Information given ahead of the ballot earlier this year assured tenants that scrapping Sheffield Homes could reduce costs and deliver an improved service.

But a confidential report seen by The Star shows councillors were warned services to tenants could instead ‘deteriorate or fail’ - a risk recognised by the council but not made public. The paperwork also showed likely costs cau sed by the reorganisation which had been kept secret.

In a consultation process costing £400,000, tenants were told the change away from Sheffield Homes would save £1.2 million a year, which would be spent on ‘frontline services’ and help mitigate the impact of cuts.

The council said it wanted to deliver ‘an excellent quality service’ and ‘joined-up services and management, so neighbourhoods can flourish’.

But a secret document called the Project Business Case, listing the pros and cons of sticking with Sheffield Homes or returning to council control, warned services on city estates - currently rated ‘excellent’ - could deteriorate.

In the report, Sheffield Homes chief executive Peter Morton predicted services would be endangered by splitting the work of his organisation between four council departments.

He said: “There is a high risk such a major change would have a negative impact on performance.

“To change the delivery model would generate a very unstable environment, which would require an elaborate risk-management structure to prevent service deterioration or failure.”

Mr Morton said three quarters of council-run housing departments nationally are rated one or no stars out of three, and just two organisations have the ‘excellent’ three-star rating held by Sheffield Homes.

Sheffield Council had refused to release the document following repeated requests under the Freedom of Information Act by trade union Unison and Sheffield South East Labour MP, Clive Betts.

But when Lowedges resident Martin Brighton was also refused, he appealed to the Information Commissioner who ordered the report be made public.

Tenants say they were not told services could worsen ahead of the vote, which the council controlled.

And in the resulting ballot at the start of this year, an overwhelming 88 per cent voted to go back to council management, on a turnout of 55 per cent.

Sheffield Homes is to be wound up in April, and an unspecified number of its 1,000 jobs will be lost.

Lynn Harrison, of Scraithwood Tenants’ and Residents’ Association, said today: “I don’t think the council has told tenants the whole truth - I feel let down.

“We were encouraged to vote to bring housing back under council control because it would be better.”

Mick Daniels, chair of Brushes TARA in Firth Park, said: “In my opinion, the ballot process was not fair because the council handled publicity and Sheffield Homes was not allowed to make its case.

“We were told services would not change or improve, and there would be no risk. Tenants were not given the full picture.”

Tenants had been asked to choose between management by the council or by ‘an arms-length management organisation’.

A Sheffield Homes worker said: “Our comments were ignored, and the company’s name wasn’t even on the ballot paper.”

Joanne Crooks, convenor for trade union Unison at Sheffield Homes, said: “The public should have been allowed to make an informed decision.
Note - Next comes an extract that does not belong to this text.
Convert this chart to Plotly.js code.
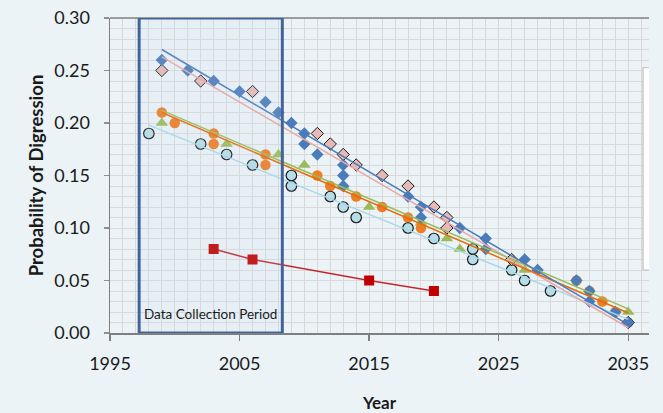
<!DOCTYPE html>
<html>
<head>
<meta charset="utf-8">
<script src="https://cdn.plot.ly/plotly-3.0.1.min.js"></script>
<style>
  html, body { margin: 0; padding: 0; background: #EBF3F7; }
  #chart { width: 663px; height: 413px; }
</style>
</head>
<body>
<div id="chart"></div>
<script>
// ---- data ----
const blueYears = [1999,2001,2003,2005,2007,2008,2009,2010,2010,2011,2013,2013,2013,2018,2019,2019,2022,2024,2024,2027,2028,2031,2032,2032,2034,2035];
const blueVals  = [0.26,0.25,0.24,0.23,0.22,0.21,0.20,0.19,0.18,0.17,0.16,0.15,0.14,0.13,0.12,0.11,0.10,0.09,0.08,0.07,0.06,0.05,0.04,0.03,0.02,0.01];

const pinkYears = [1999,2002,2006,2011,2012,2013,2014,2016,2018,2020,2021,2021,2026,2035];
const pinkVals  = [0.25,0.24,0.23,0.19,0.18,0.17,0.16,0.15,0.14,0.12,0.11,0.10,0.07,0.01];

const orangeYears = [1999,2000,2003,2003,2007,2007,2011,2012,2014,2016,2018,2019,2031,2032,2033,2034,2035];
const orangeVals  = [0.21,0.20,0.19,0.18,0.17,0.16,0.15,0.14,0.13,0.12,0.11,0.10,0.05,0.04,0.03,0.02,0.01];

const greenYears = [1999,2004,2008,2010,2013,2015,2019,2021,2022,2027,2035];
const greenVals  = [0.20,0.18,0.17,0.16,0.14,0.12,0.105,0.09,0.08,0.06,0.02];

const cyanYears = [1998,2002,2004,2006,2009,2009,2012,2013,2014,2018,2020,2023,2023,2026,2027,2029];
const cyanVals  = [0.19,0.18,0.17,0.16,0.15,0.14,0.13,0.12,0.11,0.10,0.09,0.08,0.07,0.06,0.05,0.04];

const redYears = [2003,2006,2015,2020];
const redVals  = [0.08,0.07,0.05,0.04];

// trend lines (end points)
const blueTrendYears = [1999,2035];   const blueTrendVals = [0.270,0.008];
const pinkTrendYears = [1999,2035];   const pinkTrendVals = [0.263,0.005];
const orangeTrendYears = [1999,2035]; const orangeTrendVals = [0.210,0.019];
const greenTrendYears = [1999,2035];  const greenTrendVals = [0.212,0.023];
const cyanTrendYears = [1998,2035];   const cyanTrendVals = [0.198,0.013];

const periodStart = 1997.25, periodEnd = 2008.3;
const xTicks = [1995,2005,2015,2025,2035];

// ---- traces ----
const traces = [
  {x: redYears, y: redVals, mode: 'lines+markers', line: {color: '#C4262E', width: 1.5},
   marker: {symbol: 'square', size: 10, color: '#C00000'}},
  {x: greenYears, y: greenVals, mode: 'markers',
   marker: {symbol: 'triangle-up', size: 11, color: '#9BBB59'}},
  {x: orangeYears, y: orangeVals, mode: 'markers',
   marker: {symbol: 'circle', size: 10.5, color: '#EE7D24'}},
  {x: cyanYears, y: cyanVals, mode: 'markers',
   marker: {symbol: 'circle', size: 10.5, color: '#B7DEE8', line: {color: '#1A1A1A', width: 1.2}}},
  {x: pinkYears, y: pinkVals, mode: 'markers',
   marker: {symbol: 'diamond', size: 9.5, color: '#E6B9B8', line: {color: '#1A1A1A', width: 1}}},
  {x: blueYears, y: blueVals, mode: 'markers',
   marker: {symbol: 'diamond', size: 9.5, color: '#4A7BBA'}},
  {x: cyanTrendYears, y: cyanTrendVals, mode: 'lines', line: {color: '#A9D8E8', width: 1.5}},
  {x: pinkTrendYears, y: pinkTrendVals, mode: 'lines', line: {color: '#E6A8A8', width: 1.5}},
  {x: greenTrendYears, y: greenTrendVals, mode: 'lines', line: {color: '#9BBB59', width: 1.5}},
  {x: orangeTrendYears, y: orangeTrendVals, mode: 'lines', line: {color: '#E46C0A', width: 1.5}},
  {x: blueTrendYears, y: blueTrendVals, mode: 'lines', line: {color: '#4A7BBA', width: 1.5}}
];

const fontFam = 'Lato, "Open Sans", sans-serif';

const layout = {
  width: 663, height: 413,
  margin: {l: 110, r: 14, t: 18, b: 80},
  paper_bgcolor: '#EBF3F7',
  plot_bgcolor: '#EBF3F7',
  showlegend: false,
  font: {family: fontFam, color: '#1A1A1A', size: 18},
  xaxis: {
    range: [1995, 2036.6],
    tickmode: 'array', tickvals: xTicks, ticktext: xTicks.map(String),
    ticks: 'outside', ticklen: 6, tickwidth: 1.5, tickcolor: '#808080',
    showline: true, linecolor: '#7F7F7F', linewidth: 2,
    showgrid: true, gridcolor: '#D9D9D9', gridwidth: 1,
    minor: {dtick: 1, tick0: 1995, showgrid: true, gridcolor: '#D9D9D9', gridwidth: 1},
    zeroline: false,
    tickfont: {family: fontFam, size: 18, color: '#1A1A1A'},
    ticklabelstandoff: 7,
    title: {text: '<b>Year</b>', font: {family: fontFam, size: 17, color: '#1A1A1A'}, standoff: 26}
  },
  yaxis: {
    range: [0, 0.30],
    tickmode: 'linear', tick0: 0, dtick: 0.05, tickformat: '.2f',
    ticks: 'outside', ticklen: 5, tickwidth: 1.5, tickcolor: '#909090',
    showline: true, linecolor: '#7F7F7F', linewidth: 1.5,
    showgrid: true, gridcolor: '#D9D9D9', gridwidth: 1,
    minor: {dtick: 0.01, tick0: 0, showgrid: true, gridcolor: '#D9D9D9', gridwidth: 1},
    zeroline: false,
    tickfont: {family: fontFam, size: 18, color: '#1A1A1A'},
    ticklabelstandoff: 10,
    title: {text: '<b>Probability of Digression</b>', font: {family: fontFam, size: 18.5, color: '#1A1A1A'}, standoff: 6}
  },
  shapes: [
    {type: 'line', xref: 'paper', yref: 'paper', x0: 0, x1: 1, y0: 1, y1: 1,
     line: {color: '#7F7F7F', width: 1.5}},
    {type: 'rect', xref: 'x', yref: 'y', x0: periodStart, x1: periodEnd, y0: 0, y1: 0.30,
     layer: 'above', fillcolor: 'rgba(200,215,235,0.13)',
     line: {color: '#41659A', width: 3}},
    {type: 'rect', xref: 'paper', yref: 'paper', x0: 0.989, x1: 1.0, y0: 0.2, y1: 0.842,
     layer: 'above', fillcolor: '#FFFFFF', line: {width: 0}},
    {type: 'path', xref: 'paper', yref: 'paper', layer: 'above',
     path: 'M 1.0 0.842 L 0.989 0.842 L 0.989 0.2 L 1.0 0.2',
     line: {color: '#BFBFBF', width: 1.2}}
  ],
  annotations: [
    {xref: 'x', yref: 'y', x: (periodStart + periodEnd) / 2, y: 0.0185,
     text: 'Data Collection Period', showarrow: false,
     font: {family: fontFam, size: 13.5, color: '#1A1A1A'}}
  ]
};

Plotly.newPlot('chart', traces, layout, {displayModeBar: false, staticPlot: true});
</script>
</body>
</html>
“Some tenants might have thought, ‘Are we going to lose the good things we have?’. It’s dishonest to hold back information like that.”
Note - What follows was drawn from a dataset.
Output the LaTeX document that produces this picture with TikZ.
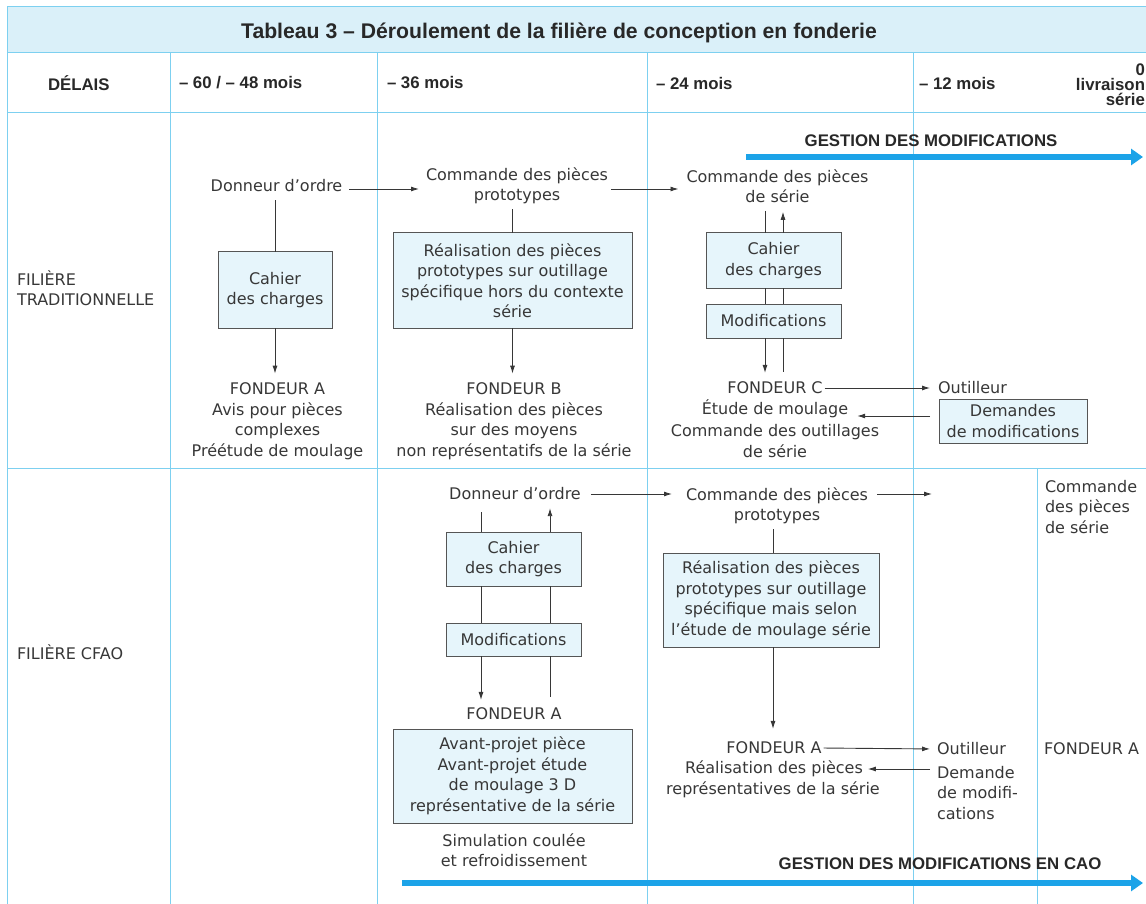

She added the union would seek advice on whether it could make a legal challenge against the result.

Coun Harry Harpham, Sheffield Council’s cabinet member for housing, insisted: “The ballot was not manipulated and the widest-ever consultation was undertaken by the council.”
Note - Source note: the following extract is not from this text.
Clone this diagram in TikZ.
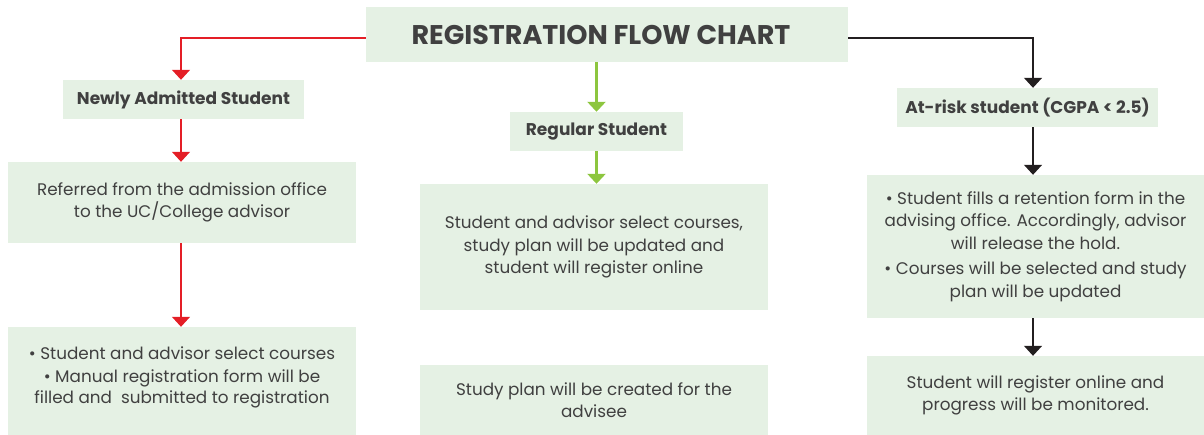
\documentclass[tikz,border=0pt]{standalone}
\usepackage{fontspec}
\setmainfont{Poppins}
\usetikzlibrary{arrows.meta}
\definecolor{boxfill}{HTML}{E5F1E4}
\definecolor{txt}{HTML}{404040}
\definecolor{redc}{HTML}{E41E26}
\definecolor{greenc}{HTML}{8DC63F}
\definecolor{blackc}{HTML}{231F20}
\begin{document}
\begin{tikzpicture}[x=1pt,y=-1pt,
  box/.style={fill=boxfill, draw=none, inner sep=0pt, text=txt, align=center, font=\fontsize{16.8}{22.5}\selectfont},
  head/.style={box, font=\fontsize{17}{20}\selectfont\bfseries},
  tip/.style={-{Triangle[width=18pt,length=10pt]}},
  redarrow/.style={tip, draw=redc, line width=1.4pt},
  greenarrow/.style={tip, draw=greenc, line width=2.6pt},
  blackarrow/.style={tip, draw=blackc, line width=1.4pt}]
\useasboundingbox (0,0) rectangle (1204,435);
% title
\node[box, minimum width=482pt, minimum height=55pt] (title) at (607,34.5) {};
\node[box, fill=none, font=\fontsize{27}{32}\selectfont\bfseries] at (601,34.5) {REGISTRATION FLOW CHART};
% left column
\node[head, minimum width=241pt, minimum height=39pt] (newly) at (183.5,99.5) {Newly Admitted Student};
\node[box, minimum width=348pt, minimum height=81pt] (l2) at (182,202.5) {Referred from the admission office\\to the UC/College advisor};
\node[box, minimum width=348pt, minimum height=108pt] (l3) at (182,381) {};
\node[box, fill=none] at (182,377) {• Student and advisor select courses\\[1pt]• Manual registration form will be\\[-2pt]filled and \ submitted to registration};
% middle column
\node[head, minimum width=173pt, minimum height=39pt] (reg) at (596.5,131.5) {Regular Student};
\node[box, minimum width=348pt, minimum height=126pt] (m2) at (594,247) {Student and advisor select courses,\\study plan will be updated and\\student will register online};
\node[box, minimum width=348pt, minimum height=70pt] (m3) at (594,400) {Study plan will be created for the\\advisee};
% right column
\node[head, minimum width=261pt, minimum height=39pt] (risk) at (1027.5,107.5) {At-risk student (CGPA < 2.5)};
\node[box, minimum width=337pt, minimum height=143pt] (r2) at (1035.5,246.5) {};
\node[box, fill=none] at (1035.5,246.5) {• Student fills a retention form in the\\advising office. Accordingly, advisor\\will release the hold.\\[3pt]• Courses will be selected and study\\plan will be updated};
\node[box, minimum width=337pt, minimum height=79pt] (r3) at (1035.5,395.5) {Student will register online and\\progress will be monitored.};
% connectors
\draw[redarrow] ([yshift=-3.5pt]title.west) -| ([xshift=-2.5pt]newly.north);
\draw[redarrow] ([xshift=-1pt]l2.north |- newly.south) -- ([xshift=-1pt]l2.north);
\draw[redarrow] ([xshift=-1pt]l2.south) -- ([xshift=-1pt]l3.north);
\draw[greenarrow] (title.south -| reg.north) -- (reg.north);
\draw[greenarrow] (reg.south) -- (reg.south |- m2.north);
\draw[blackarrow] ([yshift=-3.5pt]title.east) -| ([xshift=-2.5pt]r2.north |- risk.north);
\draw[blackarrow] ([xshift=-2.5pt]r2.north |- risk.south) -- ([xshift=-2.5pt]r2.north);
\draw[blackarrow] ([xshift=-2.5pt]r2.south) -- ([xshift=-2.5pt]r3.north);
\end{tikzpicture}
\end{document}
THE secret Project Business Case document also reveals a raft of additional costs relating to the transfer of housing from Sheffield Homes to the council.

The largest is £200,000 which could be spent on rebranding. A further £179,546 would be needed for a ‘small working party’ of five officials to work on the change over 12 months.

Transfer of staff could result in £35,000 of spending on human resources, and £13,332 for trade union officials. And there would be a £24,564 to £33,156 legal bill.

But the council says axing Sheffield Homes would save £17,500 on accountancy, and £15,000 from the cost of running the company’s board. Ruling Labour councillors have been criticised by one of their own MPs over not giving tenants full information ahead of the ballot.

Clive Betts, Sheffield South East MP, said: “Sheffield Homes should have been allowed to make its case for being retained.”